The Power of a Non-Stereotypical Asian Character in Gaming
The early ’90s were a nostalgic and unique time in gaming. As a bookish 11-year-old in braces and a hot pink jogging set who didn’t fit in on the playground, my only comforts were my best friend Denise, our after-school episodes of Star Trek: The Next Generation over Pringles, and the family desktop, in all of its beige glory. While most of my classmates in elementary school argued over whether the Super Nintendo or the Sega Genesis was the superior console, I turned my attention to PC gaming, then just an afterthought.
Most kids in my grade only used their family computers to boot up Mavis Beacon Teaches Typing or Encarta to finish their book reports. Because my mom’s longtime boyfriend was a computer repair person who often brought his work home, I grew up around piles of IDE cables and optical disc drives, excited about weekend trips to Fry’s Electronics to check out of the large, glossy cardboard boxes housing the latest entertaining floppies and CDs.
It was here that I eventually became enchanted with a real gem: Gabriel Knight: Sins of the Fathers. And it was the first time that I encountered Grace Nakimura, the first inspiring and realistic Asian character I discovered in gaming. Over the years I used my allowance to snatch up anything with the monolithic Sierra logo until I finally discovered, in that awkward preteen phase, that Sierra created games with mature, complex, adult themes.

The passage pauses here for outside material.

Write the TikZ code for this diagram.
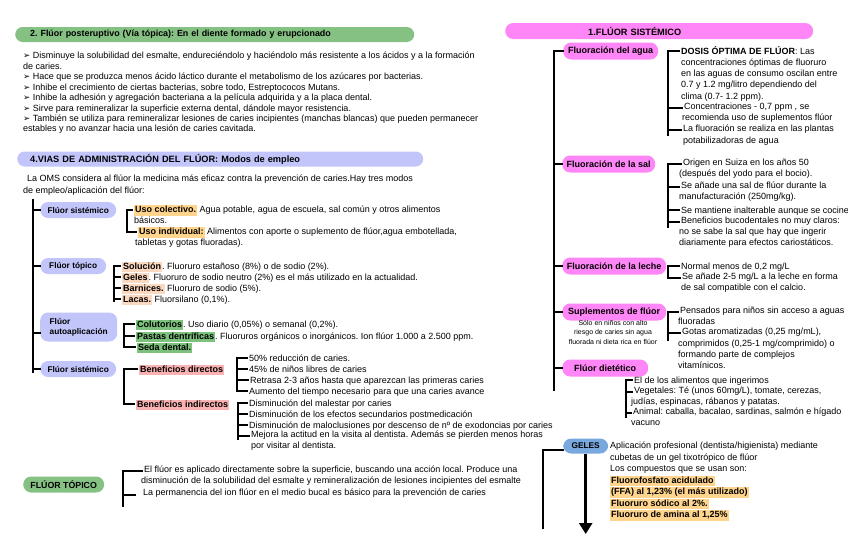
\documentclass[tikz,border=0pt]{standalone}
\usepackage{fontspec}
\setmainfont{Liberation Sans}
\newfontfamily\symfont{DejaVu Sans}
\usepackage{xcolor}
\usetikzlibrary{arrows.meta, positioning, calc}
\frenchspacing

\definecolor{HeadGreen}{RGB}{134,193,132}
\definecolor{HeadPink}{RGB}{255,134,246}
\definecolor{PillLilac}{RGB}{194,197,250}
\definecolor{PillBlue}{RGB}{120,168,221}
\definecolor{HlOrange}{RGB}{255,212,140}
\definecolor{HlPeach}{RGB}{251,216,192}
\definecolor{HlGreen}{RGB}{124,193,124}
\definecolor{HlPink}{RGB}{250,178,178}

\newcommand\hlt[2]{{\setlength{\fboxsep}{1pt}\colorbox{#1}{\rule[-2pt]{0pt}{7.5pt}#2}}}
\newcommand\bul{{\symfont\fontsize{8.6}{10}\selectfont ➢}\hspace{2.5pt}}

\begin{document}
\begin{tikzpicture}[x=1pt, y=-1pt,
    txt/.style={anchor=north west, inner sep=0pt, align=left,
        font=\fontsize{9}{11.2}\selectfont,
        execute at begin node={\lineskiplimit=-20pt\rule{0pt}{8pt}}},
    tinytxt/.style={anchor=north, inner sep=0pt, align=center,
        font=\fontsize{7}{9.5}\selectfont},
    pill/.style={rounded corners=8pt, minimum height=16pt, inner sep=1pt,
        anchor=west, font=\fontsize{8.3}{10}\selectfont\bfseries},
    lpill/.style={pill, fill=PillLilac},
    rpill/.style={pill, fill=HeadPink, minimum height=17pt,
        font=\fontsize{9}{10}\selectfont\bfseries},
    bar/.style={rounded corners=7.5pt, minimum height=15pt, inner sep=0pt,
        anchor=west, align=left, font=\fontsize{8.9}{10}\selectfont\bfseries},
    brk/.style={line width=2.6pt, line cap=rect},
    arr/.style={line width=2.6pt, -{Triangle[width=13pt,length=11pt]}}
]

\useasboundingbox (0,0) rectangle (848,549);

% vertical lines of the brackets
\coordinate (vL)  at (33,0);
\coordinate (vS1) at (127,0);
\coordinate (vTp) at (114,0);
\coordinate (vAu) at (124,0);
\coordinate (vS2) at (124,0);
\coordinate (vBd) at (237,0);
\coordinate (vBi) at (238,0);
\coordinate (vTo) at (123,0);
\coordinate (vR)  at (554,0);
\coordinate (vW)  at (668,0);
\coordinate (vD)  at (626,0);
\coordinate (gEnd) at (543,528);
\coordinate (aEnd) at (0,534);

% 2. fluor posteruptivo
\node[bar, fill=HeadGreen, text width=399pt] (postT) at (15,34.5)
    {\hspace*{15pt}2. Flúor posteruptivo (Vía tópica): En el diente formado y erupcionado};

\node[txt, font=\fontsize{9}{10.45}\selectfont] (post) at (23,52) {%
\bul Disminuye la solubilidad del esmalte, endureciéndolo y haciéndolo más resistente a los ácidos y a la formación\\
de caries.\\
\bul Hace que se produzca menos ácido láctico durante el metabolismo de los azúcares por bacterias.\\
\bul Inhibe el crecimiento de ciertas bacterias, sobre todo, Estreptococos Mutans.\\
\bul Inhibe la adhesión y agregación bacteriana a la película adquirida y a la placa dental.\\
\bul Sirve para remineralizar la superficie externa dental, dándole mayor resistencia.\\
\bul También se utiliza para remineralizar lesiones de caries incipientes (manchas blancas) que pueden permanecer\\
estables y no avanzar hacia una lesión de caries cavitada.};

% 4. vias de administracion
\node[bar, fill=PillLilac, text width=406pt, font=\fontsize{9.2}{10}\selectfont\bfseries] (viasT) at (17,159)
    {\hspace*{13pt}4.VIAS DE ADMINISTRACIÓN DEL FLÚOR: Modos de empleo};

\node[txt] (oms) at (23,175)
    {\hspace*{4pt}La OMS considera al flúor la medicina más eficaz contra la prevención de caries.Hay tres modos\\
     de empleo/aplicación del flúor:};

\node[lpill, minimum width=76pt] (ls1) at (40,210) {Flúor sistémico};
\node[lpill, minimum width=66pt] (ls2) at (40,266) {Flúor tópico};
\node[lpill, minimum width=77pt, minimum height=29pt, align=left] (ls3) at (40,327)
    {Flúor\\autoaplicación};
\node[lpill, minimum width=76pt] (ls4) at (40,369) {Flúor sistémico};

\node[txt] (uc) at (134,205)
    {\hlt{HlOrange}{\bfseries Uso colectivo.} Agua potable, agua de escuela, sal común y otros alimentos\\
     básicos.};
\node[txt] (ui) at (138,227)
    {\hlt{HlOrange}{\bfseries Uso individual:} Alimentos con aporte o suplemento de flúor,agua embotellada,\\
     \hspace*{-3pt}tabletas y gotas fluoradas).};

\node[txt] (t1) at (122,261) {\hlt{HlPeach}{\bfseries Solución}. Fluoruro estañoso (8\%) o de sodio (2\%).};
\node[txt] (t2) at (122,272) {\hlt{HlPeach}{\bfseries Geles}. Fluoruro de sodio neutro (2\%) es el más utilizado en la actualidad.};
\node[txt] (t3) at (122,283) {\hlt{HlPeach}{\bfseries Barnices.} Fluoruro de sodio (5\%).};
\node[txt] (t4) at (122,294) {\hlt{HlPeach}{\bfseries Lacas.} Fluorsilano (0,1\%).};

\node[txt] (a1) at (136,319) {\hlt{HlGreen}{\bfseries Colutorios}. Uso diario (0,05\%) o semanal (0,2\%).};
\node[txt] (a2) at (136,331) {\hlt{HlGreen}{\bfseries Pastas dentríficas}. Fluoruros orgánicos o inorgánicos. Ion flúor 1.000 a 2.500 ppm.};
\node[txt] (a3) at (137,342) {\hlt{HlGreen}{\bfseries Seda dental.}};

\node[txt] (bd) at (139,364) {\hlt{HlPink}{\bfseries Beneficios directos}};
\node[txt] (bi) at (136,399) {\hlt{HlPink}{\bfseries Beneficios indirectos}};

\node[txt] (bd1) at (249,353) {50\% reducción de caries.};
\node[txt] (bd2) at (249,364) {45\% de niños libres de caries};
\node[txt] (bd3) at (250,375) {Retrasa 2-3 años hasta que aparezcan las primeras caries};
\node[txt] (bd4) at (249,386) {Aumento del tiempo necesario para que una caries avance};

\node[txt] (bi1) at (249,398) {Disminución del malestar por caries};
\node[txt] (bi2) at (249,409) {Disminución de los efectos secundarios postmedicación};
\node[txt] (bi3) at (249,420) {Disminución de maloclusiones por descenso de nº de exodoncias por caries};
\node[txt, font=\fontsize{9}{11}\selectfont] (bi4) at (251,431)
    {Mejora la actitud en la visita al dentista. Además se pierden menos horas\\
     por visitar al dentista.};

% fluor topico
\node[pill, fill=HeadGreen, minimum width=81pt, font=\fontsize{8.8}{10}\selectfont\bfseries] (topT) at (23,484.5)
    {FLÚOR TÓPICO};

\node[txt, font=\fontsize{9}{10.5}\selectfont] (tp1) at (144,466)
    {El flúor es aplicado directamente sobre la superficie, buscando una acción local. Produce una\\
     \hspace*{-3pt}disminución de la solubilidad del esmalte y remineralización de lesiones incipientes del esmalte};
\node[txt] (tp2) at (143,487) {La permanencia del ion flúor en el medio bucal es básico para la prevención de caries};

% 1. fluor sistemico
\node[bar, fill=HeadPink, text width=308pt, minimum height=16pt, rounded corners=8pt,
      font=\fontsize{9.2}{10}\selectfont\bfseries] (sistT) at (505,31)
    {\hspace*{83pt}1.FLÚOR SISTÉMICO};

\node[rpill, minimum width=95pt]  (ra) at (563,51)  {Fluoración del agua};
\node[rpill, minimum width=93pt]  (rs) at (562,164) {Fluoración de la sal};
\node[rpill, minimum width=104pt] (rl) at (562,266) {Fluoración de la leche};
\node[rpill, minimum width=104pt] (rp) at (562,312) {Suplementos de flúor};
\node[rpill, minimum width=86pt]  (rd) at (562,368) {Flúor dietético\hspace{16pt}};

\node[tinytxt] (rpNote) at (613,320)
    {Sólo en niños con alto\\riesgo de caries sin agua\\fluorada ni dieta rica en flúor};

\node[txt, font=\fontsize{9}{11.25}\selectfont] (w1) at (681,46)
    {{\bfseries DOSIS ÓPTIMA DE FLÚOR}: Las\\
     concentraciones óptimas de fluoruro\\
     en las aguas de consumo oscilan entre\\
     0.7 y 1.2 mg/litro dependiendo del\\
     clima (0.7- 1.2 ppm).};
\node[txt] (w2) at (684,103) {Concentraciones - 0,7 ppm , se\\\hspace*{-2pt}recomienda uso de suplementos flúor};
\node[txt] (w3) at (683,125) {La fluoración se realiza en las plantas\\potabilizadoras de agua};

\node[txt, font=\fontsize{9}{11}\selectfont] (s1) at (683,159) {Origen en Suiza en los años 50\\\hspace*{-4pt}(después del yodo para el bocio).};
\node[txt, font=\fontsize{9}{11}\selectfont] (s2) at (681,182) {Se añade una sal de flúor durante la\\\hspace*{-2pt}manufacturación (250mg/kg).};
\node[txt] (s3) at (681,205) {Se mantiene inalterable aunque se cocine};
\node[txt, font=\fontsize{9}{11}\selectfont] (s4) at (681,217)
    {Beneficios bucodentales no muy claros:\\
     \hspace*{-2pt}no se sabe la sal que hay que ingerir\\
     \hspace*{-2pt}diariamente para efectos cariostáticos.};

\node[txt] (l1) at (681,261) {Normal menos de 0,2 mg/L};
\node[txt, font=\fontsize{9}{11}\selectfont] (l2) at (682,273) {Se añade 2-5 mg/L a la leche en forma\\\hspace*{-1pt}de sal compatible con el calcio.};

\node[txt, font=\fontsize{9}{10.5}\selectfont] (p1) at (680,307) {Pensados para niños sin acceso a aguas\\\hspace*{-2pt}fluoradas};
\node[txt, font=\fontsize{9}{11.3}\selectfont] (p2) at (682,328)
    {Gotas aromatizadas (0,25 mg/mL),\\
     \hspace*{-4pt}comprimidos (0,25-1 mg/comprimido) o\\
     \hspace*{-4pt}formando parte de complejos\\
     \hspace*{-4pt}vitamínicos.};

\node[txt] (d1) at (634,375) {El de los alimentos que ingerimos};
\node[txt, font=\fontsize{9}{11}\selectfont] (d2) at (634,387) {Vegetales: Té (unos 60mg/L), tomate, cerezas,\\\hspace*{-3pt}judías, espinacas, rábanos y patatas.};
\node[txt, font=\fontsize{9}{11}\selectfont] (d3) at (633,408) {Animal: caballa, bacalao, sardinas, salmón e hígado\\\hspace*{-2pt}vacuno};

% geles
\node[pill, fill=PillBlue, minimum width=45pt, minimum height=15pt] (geles) at (563,446) {GELES};
\node[txt, font=\fontsize{9}{11.5}\selectfont] (g1) at (610,442)
    {Aplicación profesional (dentista/higienista) mediante\\
     cubetas de un gel tixotrópico de flúor\\
     Los compuestos que se usan son:\\
     \hlt{HlOrange}{\bfseries Fluorofosfato acidulado}\\
     \hlt{HlOrange}{\bfseries (FFA) al 1,23\% (el más utilizado)}\\
     \hlt{HlOrange}{\bfseries Fluoruro sódico al 2\%.}\\
     \hlt{HlOrange}{\bfseries Fluoruro de amina al 1,25\%}};

% tick points of the items
\foreach \n in {uc,ui,t1,t2,t3,t4,a1,a2,a3,bd,bi,bd1,bd2,bd3,bd4,bi1,bi2,bi3,bi4,
                tp1,tp2,w1,w2,w3,s1,s2,s3,s4,l1,l2,p1,p2,d1,d2,d3}
    \coordinate (\n-t) at ([yshift=-5pt]\n.north west);

% trunks
\draw[brk] ($(ls1.west -| vL)+(0,-10)$) -- ($(ls4.west -| vL)+(0,3)$);
\foreach \p in {ls1,ls2,ls4}
    \draw[brk] (\p.west -| vL) -- (\p.west);
\draw[brk] ($(ls3.west -| vL)+(0,6)$) -- ($(ls3.west)+(0,6)$);

\draw[brk] (ra.west -| vR) -- ($(rd.west -| vR)+(0,22)$);
\foreach \p in {ra,rs,rl,rp,rd}
    \draw[brk] (\p.west -| vR) -- (\p.west);

% brackets
\draw[brk] (uc-t -| vS1) -- (ui-t -| vS1);
\draw[brk] (t1-t -| vTp) -- ($(t4-t -| vTp)+(0,2)$);
\draw[brk] (a1-t -| vAu) -- (a3-t -| vAu);
\draw[brk] (bd-t -| vS2) -- (bi-t -| vS2);
\draw[brk] (bd1-t -| vBd) -- (bd4-t -| vBd);
\draw[brk] (bi1-t -| vBi) -- ($(bi4-t -| vBi)+(0,3)$);
\draw[brk] (tp1-t -| vTo) -- ($(tp2-t -| vTo)+(0,14)$);
\draw[brk] (w1-t -| vW) -- ($(w3-t -| vW)+(0,5)$);
\draw[brk] (s1-t -| vW) -- ($(s4-t -| vW)+(0,5)$);
\draw[brk] (l1-t -| vW) -- (l2-t -| vW);
\draw[brk] (p1-t -| vW) -- ($(p2-t -| vW)+(0,7)$);
\draw[brk] (d1-t -| vD) -- ($(d3-t -| vD)+(0,4)$);

\foreach \n/\v in {uc/vS1,ui/vS1,t1/vTp,t2/vTp,t3/vTp,t4/vTp,a1/vAu,a2/vAu,a3/vAu,
                   bd/vS2,bi/vS2,bd1/vBd,bd2/vBd,bd3/vBd,bd4/vBd,
                   bi1/vBi,bi2/vBi,bi3/vBi,bi4/vBi,tp1/vTo,
                   w1/vW,w2/vW,w3/vW,s1/vW,s2/vW,s3/vW,s4/vW,l1/vW,l2/vW,p1/vW,p2/vW,
                   d1/vD,d2/vD,d3/vD}
    \draw[brk] (\n-t -| \v) -- ([xshift=-2.5pt]\n-t);
\draw[brk] ($(tp2-t -| vTo)+(0,3)$) -- ($(tp2-t)+(-8,3)$);

% geles connectors
\draw[brk] ($(geles.west)+(0,4)$) -| (gEnd);
\draw[arr] (geles.south) -- (geles.south |- aEnd);

\end{tikzpicture}
\end{document}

At the start of the Gabriel Knight trilogy, the protagonist is a young, roguish ladies’ man who owns St. George’s Rare Book Shop in the French Quarter of New Orleans, writing horror novels by night. Intrigued by a rash of strange murders rocking the city (wherein the killer leaves only a few ritualistic clues), the “Voodoo Murders” end up on the front page of the local paper every morning. In between reading his daily Aquarius horoscope and drinking his coffee for breakfast, Gabriel decides to investigate and find the killer for himself, while getting a sense of inspiration for his latest book. It’s here the player meets Grace.
When we first meet Grace, she isn’t wearing a flowing silk gown with cherry blossoms or doling out Confucian wisdom passed on by the ancestors. She’s not an accountant, scientist, or noted for her proficiency in math. She’s an everyday person working as a cashier. I found it refreshing that she didn’t have an exotic backstory from “the Far East” and that there was no attempt made to emphasize her as a foreigner.
In a nice pair of glasses and a coral blouse that could’ve come fresh from the Gap, she looked almost exactly like my aunt, who worked at the front desk for a local shipping company. I was even further relieved to find that she didn’t have an exaggerated accent—on the contrary, Leah Remini, the voice actress who played her, did an excellent job of making her sound slightly bored and disaffected, delivering zinging retorts to Tim Curry’s version of Gabriel Knight, her womanizing, flirty boss.
Each day, Gabriel leans over the bookstore counter and asks Grace if she can do some research in a husky, seductive drawl to help him get one step closer to cracking the case. After spending most of the day fielding calls from Gabriel’s ex-lovers, she remains immune to his “charms.” In between requests, we learn more about who Grace is.
We discover that she lived in Japan until she was 3, before her parents emigrated to the United States. Eschewing the typical “model minority” stereotype, she confesses that her parents are angry with her for not completing her PhD—after getting her master’s degree in history and classics, she decided to take a break from finishing school. Her fondness for adventure (and old books) led her to take the job at St. George’s, where she does investigative research to help Gabriel as he tracks down the culprits. Though she’s inevitably abducted and saved by Gabriel, she changes dramatically in the other two games of the series.
Gabriel Knight 2: The Beast Within had an exciting art direction for the time: full-motion video, or FMV. Classic gamers fondly recall FMV as an optimistic hybrid between gaming and film that was semi-common for a brief period in the ’90s as the industry attempted to suss out the Venn diagram of gamers and film enthusiasts. FMV adventure games employed the latest technology to use prerecorded footage of real actors and movie sets instead of 2D, hand-drawn pixelated environments.